# RECORDED DATA start
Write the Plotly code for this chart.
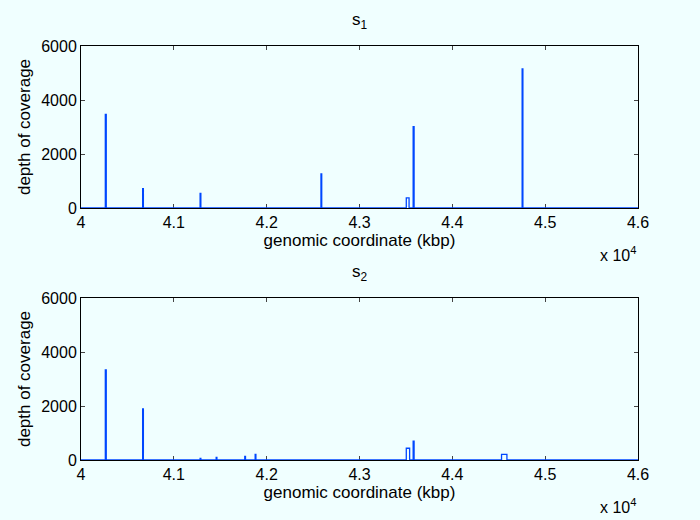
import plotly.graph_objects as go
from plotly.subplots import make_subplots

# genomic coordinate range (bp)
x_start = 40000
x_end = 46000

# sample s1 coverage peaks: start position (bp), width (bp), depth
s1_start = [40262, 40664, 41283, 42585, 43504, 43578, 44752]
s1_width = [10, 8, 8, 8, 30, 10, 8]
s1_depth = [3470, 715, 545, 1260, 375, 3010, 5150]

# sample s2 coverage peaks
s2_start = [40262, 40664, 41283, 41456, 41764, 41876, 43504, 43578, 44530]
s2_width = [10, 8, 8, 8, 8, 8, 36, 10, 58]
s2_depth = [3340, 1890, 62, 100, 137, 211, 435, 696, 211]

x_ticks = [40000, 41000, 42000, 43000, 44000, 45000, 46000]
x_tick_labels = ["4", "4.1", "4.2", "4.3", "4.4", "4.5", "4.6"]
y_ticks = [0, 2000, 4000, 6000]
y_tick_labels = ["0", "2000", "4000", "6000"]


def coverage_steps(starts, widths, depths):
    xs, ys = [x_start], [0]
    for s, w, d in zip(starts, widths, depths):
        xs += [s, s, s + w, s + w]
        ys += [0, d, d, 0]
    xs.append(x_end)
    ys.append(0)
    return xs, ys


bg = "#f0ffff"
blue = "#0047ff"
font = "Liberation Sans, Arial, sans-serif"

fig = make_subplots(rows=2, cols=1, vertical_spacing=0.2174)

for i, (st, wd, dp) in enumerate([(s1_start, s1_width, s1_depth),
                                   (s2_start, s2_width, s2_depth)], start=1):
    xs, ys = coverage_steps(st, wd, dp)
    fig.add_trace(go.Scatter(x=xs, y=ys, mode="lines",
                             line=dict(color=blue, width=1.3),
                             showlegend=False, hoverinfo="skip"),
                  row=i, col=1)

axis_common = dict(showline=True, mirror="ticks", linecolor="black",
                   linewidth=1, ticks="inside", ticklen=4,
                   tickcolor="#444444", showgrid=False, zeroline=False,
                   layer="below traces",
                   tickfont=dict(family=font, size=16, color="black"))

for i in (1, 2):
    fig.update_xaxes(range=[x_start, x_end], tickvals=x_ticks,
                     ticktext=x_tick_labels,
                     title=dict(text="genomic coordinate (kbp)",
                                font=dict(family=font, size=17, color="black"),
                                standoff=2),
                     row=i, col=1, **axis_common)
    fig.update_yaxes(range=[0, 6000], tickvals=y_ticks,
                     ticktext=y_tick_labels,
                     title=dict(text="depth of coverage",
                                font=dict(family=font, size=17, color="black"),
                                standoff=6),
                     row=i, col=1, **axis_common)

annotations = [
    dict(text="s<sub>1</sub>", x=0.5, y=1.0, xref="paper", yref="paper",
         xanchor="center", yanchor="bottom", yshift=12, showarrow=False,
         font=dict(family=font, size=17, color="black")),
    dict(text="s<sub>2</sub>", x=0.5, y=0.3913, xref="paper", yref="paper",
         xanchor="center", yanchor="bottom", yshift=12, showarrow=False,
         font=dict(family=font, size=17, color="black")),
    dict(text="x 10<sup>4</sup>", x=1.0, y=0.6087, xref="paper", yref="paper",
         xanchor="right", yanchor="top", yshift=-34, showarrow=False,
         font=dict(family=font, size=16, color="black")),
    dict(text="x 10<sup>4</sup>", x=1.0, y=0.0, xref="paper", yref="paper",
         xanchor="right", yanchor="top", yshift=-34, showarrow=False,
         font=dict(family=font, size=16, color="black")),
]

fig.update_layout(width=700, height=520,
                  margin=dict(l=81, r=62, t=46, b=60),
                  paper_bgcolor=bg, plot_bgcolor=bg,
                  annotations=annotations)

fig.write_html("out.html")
# RECORDED DATA end
**EXERCISE REQUIREMENTS:**
Are you able to set down all the lines above exactly, without any pictures?

**CORRECT OUTPUT:**
Write the Plotly code for this chart.
import plotly.graph_objects as go
from plotly.subplots import make_subplots

# genomic coordinate range (bp)
x_start = 40000
x_end = 46000

# sample s1 coverage peaks: start position (bp), width (bp), depth
s1_start = [40262, 40664, 41283, 42585, 43504, 43578, 44752]
s1_width = [10, 8, 8, 8, 30, 10, 8]
s1_depth = [3470, 715, 545, 1260, 375, 3010, 5150]

# sample s2 coverage peaks
s2_start = [40262, 40664, 41283, 41456, 41764, 41876, 43504, 43578, 44530]
s2_width = [10, 8, 8, 8, 8, 8, 36, 10, 58]
s2_depth = [3340, 1890, 62, 100, 137, 211, 435, 696, 211]

x_ticks = [40000, 41000, 42000, 43000, 44000, 45000, 46000]
x_tick_labels = ["4", "4.1", "4.2", "4.3", "4.4", "4.5", "4.6"]
y_ticks = [0, 2000, 4000, 6000]
y_tick_labels = ["0", "2000", "4000", "6000"]


def coverage_steps(starts, widths, depths):
    xs, ys = [x_start], [0]
    for s, w, d in zip(starts, widths, depths):
        xs += [s, s, s + w, s + w]
        ys += [0, d, d, 0]
    xs.append(x_end)
    ys.append(0)
    return xs, ys


bg = "#f0ffff"
blue = "#0047ff"
font = "Liberation Sans, Arial, sans-serif"

fig = make_subplots(rows=2, cols=1, vertical_spacing=0.2174)

for i, (st, wd, dp) in enumerate([(s1_start, s1_width, s1_depth),
                                   (s2_start, s2_width, s2_depth)], start=1):
    xs, ys = coverage_steps(st, wd, dp)
    fig.add_trace(go.Scatter(x=xs, y=ys, mode="lines",
                             line=dict(color=blue, width=1.3),
                             showlegend=False, hoverinfo="skip"),
                  row=i, col=1)

axis_common = dict(showline=True, mirror="ticks", linecolor="black",
                   linewidth=1, ticks="inside", ticklen=4,
                   tickcolor="#444444", showgrid=False, zeroline=False,
                   layer="below traces",
                   tickfont=dict(family=font, size=16, color="black"))

for i in (1, 2):
    fig.update_xaxes(range=[x_start, x_end], tickvals=x_ticks,
                     ticktext=x_tick_labels,
                     title=dict(text="genomic coordinate (kbp)",
                                font=dict(family=font, size=17, color="black"),
                                standoff=2),
                     row=i, col=1, **axis_common)
    fig.update_yaxes(range=[0, 6000], tickvals=y_ticks,
                     ticktext=y_tick_labels,
                     title=dict(text="depth of coverage",
                                font=dict(family=font, size=17, color="black"),
                                standoff=6),
                     row=i, col=1, **axis_common)

annotations = [
    dict(text="s<sub>1</sub>", x=0.5, y=1.0, xref="paper", yref="paper",
         xanchor="center", yanchor="bottom", yshift=12, showarrow=False,
         font=dict(family=font, size=17, color="black")),
    dict(text="s<sub>2</sub>", x=0.5, y=0.3913, xref="paper", yref="paper",
         xanchor="center", yanchor="bottom", yshift=12, showarrow=False,
         font=dict(family=font, size=17, color="black")),
    dict(text="x 10<sup>4</sup>", x=1.0, y=0.6087, xref="paper", yref="paper",
         xanchor="right", yanchor="top", yshift=-34, showarrow=False,
         font=dict(family=font, size=16, color="black")),
    dict(text="x 10<sup>4</sup>", x=1.0, y=0.0, xref="paper", yref="paper",
         xanchor="right", yanchor="top", yshift=-34, showarrow=False,
         font=dict(family=font, size=16, color="black")),
]

fig.update_layout(width=700, height=520,
                  margin=dict(l=81, r=62, t=46, b=60),
                  paper_bgcolor=bg, plot_bgcolor=bg,
                  annotations=annotations)

fig.write_html("out.html")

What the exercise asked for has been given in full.